Fortuitous, but entirely coincidental.))
So I am hardly one who should be criticizing -- but here I can't help myself.
Sian Cain writes:
When Romanian-German Herta Müller won the Nobel prize in 2009, only one of her books had been translated into English; already more than her fellow female Nobel laureates Gabriela Mistral, Grazia Deledda and Nelly Sachs, none of whom had any until after their award.
When Svetlana Alexievich won, six years after Müller, none of her books was available in English
Look, I know The Guardian is hard up (yeah, because the complete review is rolling in cash ...) and probably can't afford any fact-checkers.

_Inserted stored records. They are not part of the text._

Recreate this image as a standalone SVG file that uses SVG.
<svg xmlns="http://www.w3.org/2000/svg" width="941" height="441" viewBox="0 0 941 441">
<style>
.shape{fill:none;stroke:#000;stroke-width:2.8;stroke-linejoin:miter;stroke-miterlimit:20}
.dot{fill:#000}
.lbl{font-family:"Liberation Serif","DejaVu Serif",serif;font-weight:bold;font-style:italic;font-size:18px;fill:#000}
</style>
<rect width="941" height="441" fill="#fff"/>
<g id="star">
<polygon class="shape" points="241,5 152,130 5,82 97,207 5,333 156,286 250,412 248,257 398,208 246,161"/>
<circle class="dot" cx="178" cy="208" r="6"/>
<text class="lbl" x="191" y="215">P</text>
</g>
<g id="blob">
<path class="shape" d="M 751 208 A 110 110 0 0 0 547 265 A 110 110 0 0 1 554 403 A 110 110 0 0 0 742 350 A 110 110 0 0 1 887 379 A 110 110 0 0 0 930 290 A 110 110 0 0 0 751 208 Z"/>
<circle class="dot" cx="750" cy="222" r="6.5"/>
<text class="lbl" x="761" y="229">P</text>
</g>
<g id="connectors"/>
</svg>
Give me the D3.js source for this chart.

And sure, we all make mistakes -- aside from (far more than) my share of typos (sorry ...), I'm sure I get facts wrong on (too many) occasion(s).
But Sian Cain is apparently: "the Guardian's books site editor" -- not just some free-lancer-- and you'd hope she is familiar enough with the internet to know that it's an incredible resource where you can actually check facts (which means, by the way, more than just looking things up on Wikipedia, the (re)source of last resort).
I don't know if she just got these anecdotes from somewhere and didn't bother to follow up (i.e. check), but even just a cursory look at the Nobel (or pretty much any ...) site would have yielded ... better information:
only one of Herta Müller's books had been translated into English when she won the Nobel in 2009 ?
Funny, the Bio-bibliography at the Nobel site listed -- then and now (yeah, they really should update that list ...) -- five (scroll down to 'Works in English').
And I'd certainly seen more than one by then.
Nothing by Grazia Deledda was translated until after she had won the Nobel (in 1926) ?
After the Divorce was published -- in English -- more than two decades before she won -- look what a nice edition ! -- and the Nobel bibliography lists two other works also translated before 1926.
Nothing by Svetlana Alexievich was available ?
Ah, well if we stretch the definition of 'available' ... -- though Dalkey Archive Press and Picador might have protested at the time re. Voices from Chernobyl.
Beyond that, the Nobel Biobibliographical Notes mention three pre-Nobel translations-into-English, the earliest from 1988 (yes, yes, that Progress Publishers edition was never widely available, or at least not at your local Barnes & Noble, but still ...)
Come on, folks.
This is the easy stuff.
If you're going to offer 'facts' and data -- make just a bit of effort to get it right.
It really isn't that hard.
I know that the idea of 'literary journalism' is a joke, but if stuff like this slips through it really is hopeless.
Don't give ammunition to the 'fake news'-crowd.
Okay, this doesn't strike me as much of a real literary prize, but apparently French magazine Transfuge name their favorites in fifteen categories, as the rentrée littéraire descends on France -- and I appreciate how they differentiate categories: there's both a 'meilleur livre américain' as well as a 'meilleur roman anglophone'.
Livres Hebdo runs down all the category winners.